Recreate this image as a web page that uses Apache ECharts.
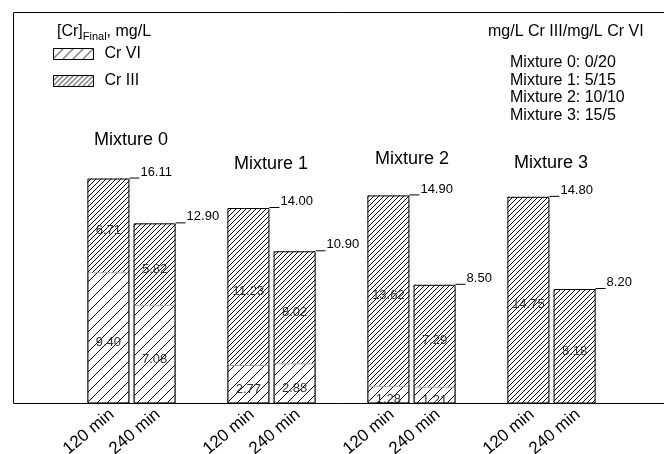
<!DOCTYPE html>
<html>
<head>
<meta charset="utf-8">
<script src="https://cdn.jsdelivr.net/npm/echarts@6/dist/echarts.min.js"></script>
<style>
  html, body { margin: 0; padding: 0; background: #fff; }
  #chart { width: 664px; height: 454px; }
</style>
</head>
<body>
<div id="chart"></div>
<script>
// Final chromium concentration per mixture, split into Cr VI and Cr III (mg/L)
const mixtures = ['Mixture 0', 'Mixture 1', 'Mixture 2', 'Mixture 3'];
const times = ['120 min', '240 min'];
const crVI120 = [9.40, 2.77, 1.28, 0.05];
const crIII120 = [6.71, 11.23, 13.62, 14.75];
const crVI240 = [7.08, 2.88, 1.21, 0.02];
const crIII240 = [5.82, 8.02, 7.29, 8.18];
const total120 = [16.11, 14.00, 14.90, 14.80];
const total240 = [12.90, 10.90, 8.50, 8.20];
const ratioLines = ['Mixture 0: 0/20', 'Mixture 1: 5/15', 'Mixture 2: 10/10', 'Mixture 3: 15/5'];

const FONT = '"Liberation Sans", Arial, sans-serif';

// Diagonal hatch tile; step = horizontal spacing between lines
function hatch(step) {
  const c = document.createElement('canvas');
  c.width = step; c.height = step;
  const g = c.getContext('2d');
  g.fillStyle = '#fff';
  g.fillRect(0, 0, step, step);
  g.strokeStyle = '#000';
  g.lineWidth = 1;
  g.beginPath();
  for (const k of [-step, 0, step]) {
    g.moveTo(k, step);
    g.lineTo(k + step, 0);
  }
  g.stroke();
  return { image: c, repeat: 'repeat' };
}
const patVI = hatch(10);
const patIII = hatch(5);

const BAR_W = 42;
const GAP = '10%';

const innerLabel = {
  show: true,
  position: 'inside',
  offset: [0, 5],
  fontFamily: FONT,
  fontSize: 13,
  color: '#333',
  formatter: p => (p.value < 0.5 ? '' : p.value.toFixed(2))
};

function segment(name, data, stack, pattern, bordered) {
  return {
    type: 'bar', name, data, stack,
    xAxisIndex: 0, yAxisIndex: 0,
    barWidth: BAR_W, barGap: GAP,
    itemStyle: bordered
      ? { color: pattern, borderColor: '#9a9a9a', borderWidth: 1 }
      : { color: pattern, borderWidth: 0 },
    label: innerLabel,
    emphasis: { disabled: true },
    z: 2
  };
}

function timeLabel(text, stack) {
  return {
    type: 'bar', name: text + ' axis', data: mixtures.map(() => 0), stack,
    xAxisIndex: 1, yAxisIndex: 0,
    barWidth: BAR_W, barGap: GAP,
    itemStyle: { color: 'transparent' },
    label: {
      show: true, position: 'bottom', distance: 0,
      rotate: 40, align: 'right', verticalAlign: 'middle',
      offset: [-3, 9],
      fontFamily: FONT, fontSize: 17, color: '#000',
      formatter: () => text
    },
    emphasis: { disabled: true },
    silent: true, z: 4
  };
}

function outline(data, stack) {
  return {
    type: 'bar', name: stack + ' total', data, stack,
    xAxisIndex: 1, yAxisIndex: 0,
    barWidth: BAR_W, barGap: GAP,
    itemStyle: { color: 'transparent', borderColor: '#000', borderWidth: 1 },
    label: {
      show: true,
      position: ['100%', 0],
      align: 'left', verticalAlign: 'bottom',
      formatter: p => '{l|}{v|' + p.value.toFixed(2) + '}',
      rich: {
        l: { width: 10, height: 1, backgroundColor: '#000', verticalAlign: 'bottom' },
        v: { fontFamily: FONT, fontSize: 13, lineHeight: 12, color: '#000', verticalAlign: 'bottom', padding: [0, 0, 0, 1] }
      }
    },
    emphasis: { disabled: true },
    silent: true, z: 5
  };
}

const groupLabelPos = [[131, 140], [271, 164], [412, 159], [551, 163]];

const option = {
  animation: false,
  backgroundColor: '#fff',
  title: [
    {
      text: '[Cr]{sub|Final}, mg/L',
      left: 52, top: 16,
      textStyle: {
        fontFamily: FONT, fontSize: 16, fontWeight: 'normal', color: '#000',
        rich: { sub: { fontFamily: FONT, fontSize: 11, color: '#000', padding: [10, 0, 0, 0] } }
      }
    },
    {
      text: 'mg/L Cr III/mg/L Cr VI',
      left: 483, top: 18,
      textStyle: { fontFamily: FONT, fontSize: 16, fontWeight: 'normal', color: '#000', lineHeight: 18 }
    },
    {
      text: ratioLines.join('\n'),
      left: 505, top: 49,
      textStyle: { fontFamily: FONT, fontSize: 16, fontWeight: 'normal', color: '#000', lineHeight: 17.5 }
    }
  ],
  legend: {
    orient: 'vertical',
    left: 48, top: 41,
    itemWidth: 40, itemHeight: 11, itemGap: 11,
    icon: 'rect',
    selectedMode: false,
    textStyle: { fontFamily: FONT, fontSize: 16, color: '#000', padding: [0, 0, 0, 6] },
    data: [
      { name: 'Cr VI', itemStyle: { color: patVI, borderColor: '#000', borderWidth: 1 } },
      { name: 'Cr III', itemStyle: { color: patIII, borderColor: '#000', borderWidth: 1 } }
    ]
  },
  grid: { left: 61.5, right: 42.5, top: 12.5, bottom: 50.5 },
  xAxis: [
    { type: 'category', data: mixtures, show: false },
    { type: 'category', data: mixtures, show: false }
  ],
  yAxis: { type: 'value', min: 0, max: 28, show: false },
  series: [
    segment('Cr VI', crVI120, 'A', patVI, true),
    segment('Cr III', crIII120, 'A', patIII, false),
    segment('Cr VI', crVI240, 'B', patVI, true),
    segment('Cr III', crIII240, 'B', patIII, false),
    timeLabel(times[0], 'oA'),
    outline(total120, 'oA'),
    timeLabel(times[1], 'oB'),
    outline(total240, 'oB')
  ],
  graphic: [
    {
      type: 'polyline', silent: true, z: 10,
      shape: { points: [[664, 12.5], [13.5, 12.5], [13.5, 403.5], [664, 403.5]] },
      style: { stroke: '#000', lineWidth: 1, fill: null }
    }
  ].concat(mixtures.map((m, i) => ({
    type: 'text', silent: true, z: 10,
    x: groupLabelPos[i][0], y: groupLabelPos[i][1],
    style: {
      text: m, fill: '#000', font: '18px ' + FONT,
      textAlign: 'center', textVerticalAlign: 'middle'
    }
  })))
};

const chart = echarts.init(document.getElementById('chart'), null, { renderer: 'canvas' });
chart.setOption(option);
</script>
</body>
</html>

• **What is being asked**:
Keep the pictures out of the copy and write out the data exactly as it stands.

• **Output**:
Recreate this image as a web page that uses Apache ECharts.
<!DOCTYPE html>
<html>
<head>
<meta charset="utf-8">
<script src="https://cdn.jsdelivr.net/npm/echarts@6/dist/echarts.min.js"></script>
<style>
  html, body { margin: 0; padding: 0; background: #fff; }
  #chart { width: 664px; height: 454px; }
</style>
</head>
<body>
<div id="chart"></div>
<script>
// Final chromium concentration per mixture, split into Cr VI and Cr III (mg/L)
const mixtures = ['Mixture 0', 'Mixture 1', 'Mixture 2', 'Mixture 3'];
const times = ['120 min', '240 min'];
const crVI120 = [9.40, 2.77, 1.28, 0.05];
const crIII120 = [6.71, 11.23, 13.62, 14.75];
const crVI240 = [7.08, 2.88, 1.21, 0.02];
const crIII240 = [5.82, 8.02, 7.29, 8.18];
const total120 = [16.11, 14.00, 14.90, 14.80];
const total240 = [12.90, 10.90, 8.50, 8.20];
const ratioLines = ['Mixture 0: 0/20', 'Mixture 1: 5/15', 'Mixture 2: 10/10', 'Mixture 3: 15/5'];

const FONT = '"Liberation Sans", Arial, sans-serif';

// Diagonal hatch tile; step = horizontal spacing between lines
function hatch(step) {
  const c = document.createElement('canvas');
  c.width = step; c.height = step;
  const g = c.getContext('2d');
  g.fillStyle = '#fff';
  g.fillRect(0, 0, step, step);
  g.strokeStyle = '#000';
  g.lineWidth = 1;
  g.beginPath();
  for (const k of [-step, 0, step]) {
    g.moveTo(k, step);
    g.lineTo(k + step, 0);
  }
  g.stroke();
  return { image: c, repeat: 'repeat' };
}
const patVI = hatch(10);
const patIII = hatch(5);

const BAR_W = 42;
const GAP = '10%';

const innerLabel = {
  show: true,
  position: 'inside',
  offset: [0, 5],
  fontFamily: FONT,
  fontSize: 13,
  color: '#333',
  formatter: p => (p.value < 0.5 ? '' : p.value.toFixed(2))
};

function segment(name, data, stack, pattern, bordered) {
  return {
    type: 'bar', name, data, stack,
    xAxisIndex: 0, yAxisIndex: 0,
    barWidth: BAR_W, barGap: GAP,
    itemStyle: bordered
      ? { color: pattern, borderColor: '#9a9a9a', borderWidth: 1 }
      : { color: pattern, borderWidth: 0 },
    label: innerLabel,
    emphasis: { disabled: true },
    z: 2
  };
}

function timeLabel(text, stack) {
  return {
    type: 'bar', name: text + ' axis', data: mixtures.map(() => 0), stack,
    xAxisIndex: 1, yAxisIndex: 0,
    barWidth: BAR_W, barGap: GAP,
    itemStyle: { color: 'transparent' },
    label: {
      show: true, position: 'bottom', distance: 0,
      rotate: 40, align: 'right', verticalAlign: 'middle',
      offset: [-3, 9],
      fontFamily: FONT, fontSize: 17, color: '#000',
      formatter: () => text
    },
    emphasis: { disabled: true },
    silent: true, z: 4
  };
}

function outline(data, stack) {
  return {
    type: 'bar', name: stack + ' total', data, stack,
    xAxisIndex: 1, yAxisIndex: 0,
    barWidth: BAR_W, barGap: GAP,
    itemStyle: { color: 'transparent', borderColor: '#000', borderWidth: 1 },
    label: {
      show: true,
      position: ['100%', 0],
      align: 'left', verticalAlign: 'bottom',
      formatter: p => '{l|}{v|' + p.value.toFixed(2) + '}',
      rich: {
        l: { width: 10, height: 1, backgroundColor: '#000', verticalAlign: 'bottom' },
        v: { fontFamily: FONT, fontSize: 13, lineHeight: 12, color: '#000', verticalAlign: 'bottom', padding: [0, 0, 0, 1] }
      }
    },
    emphasis: { disabled: true },
    silent: true, z: 5
  };
}

const groupLabelPos = [[131, 140], [271, 164], [412, 159], [551, 163]];

const option = {
  animation: false,
  backgroundColor: '#fff',
  title: [
    {
      text: '[Cr]{sub|Final}, mg/L',
      left: 52, top: 16,
      textStyle: {
        fontFamily: FONT, fontSize: 16, fontWeight: 'normal', color: '#000',
        rich: { sub: { fontFamily: FONT, fontSize: 11, color: '#000', padding: [10, 0, 0, 0] } }
      }
    },
    {
      text: 'mg/L Cr III/mg/L Cr VI',
      left: 483, top: 18,
      textStyle: { fontFamily: FONT, fontSize: 16, fontWeight: 'normal', color: '#000', lineHeight: 18 }
    },
    {
      text: ratioLines.join('\n'),
      left: 505, top: 49,
      textStyle: { fontFamily: FONT, fontSize: 16, fontWeight: 'normal', color: '#000', lineHeight: 17.5 }
    }
  ],
  legend: {
    orient: 'vertical',
    left: 48, top: 41,
    itemWidth: 40, itemHeight: 11, itemGap: 11,
    icon: 'rect',
    selectedMode: false,
    textStyle: { fontFamily: FONT, fontSize: 16, color: '#000', padding: [0, 0, 0, 6] },
    data: [
      { name: 'Cr VI', itemStyle: { color: patVI, borderColor: '#000', borderWidth: 1 } },
      { name: 'Cr III', itemStyle: { color: patIII, borderColor: '#000', borderWidth: 1 } }
    ]
  },
  grid: { left: 61.5, right: 42.5, top: 12.5, bottom: 50.5 },
  xAxis: [
    { type: 'category', data: mixtures, show: false },
    { type: 'category', data: mixtures, show: false }
  ],
  yAxis: { type: 'value', min: 0, max: 28, show: false },
  series: [
    segment('Cr VI', crVI120, 'A', patVI, true),
    segment('Cr III', crIII120, 'A', patIII, false),
    segment('Cr VI', crVI240, 'B', patVI, true),
    segment('Cr III', crIII240, 'B', patIII, false),
    timeLabel(times[0], 'oA'),
    outline(total120, 'oA'),
    timeLabel(times[1], 'oB'),
    outline(total240, 'oB')
  ],
  graphic: [
    {
      type: 'polyline', silent: true, z: 10,
      shape: { points: [[664, 12.5], [13.5, 12.5], [13.5, 403.5], [664, 403.5]] },
      style: { stroke: '#000', lineWidth: 1, fill: null }
    }
  ].concat(mixtures.map((m, i) => ({
    type: 'text', silent: true, z: 10,
    x: groupLabelPos[i][0], y: groupLabelPos[i][1],
    style: {
      text: m, fill: '#000', font: '18px ' + FONT,
      textAlign: 'center', textVerticalAlign: 'middle'
    }
  })))
};

const chart = echarts.init(document.getElementById('chart'), null, { renderer: 'canvas' });
chart.setOption(option);
</script>
</body>
</html>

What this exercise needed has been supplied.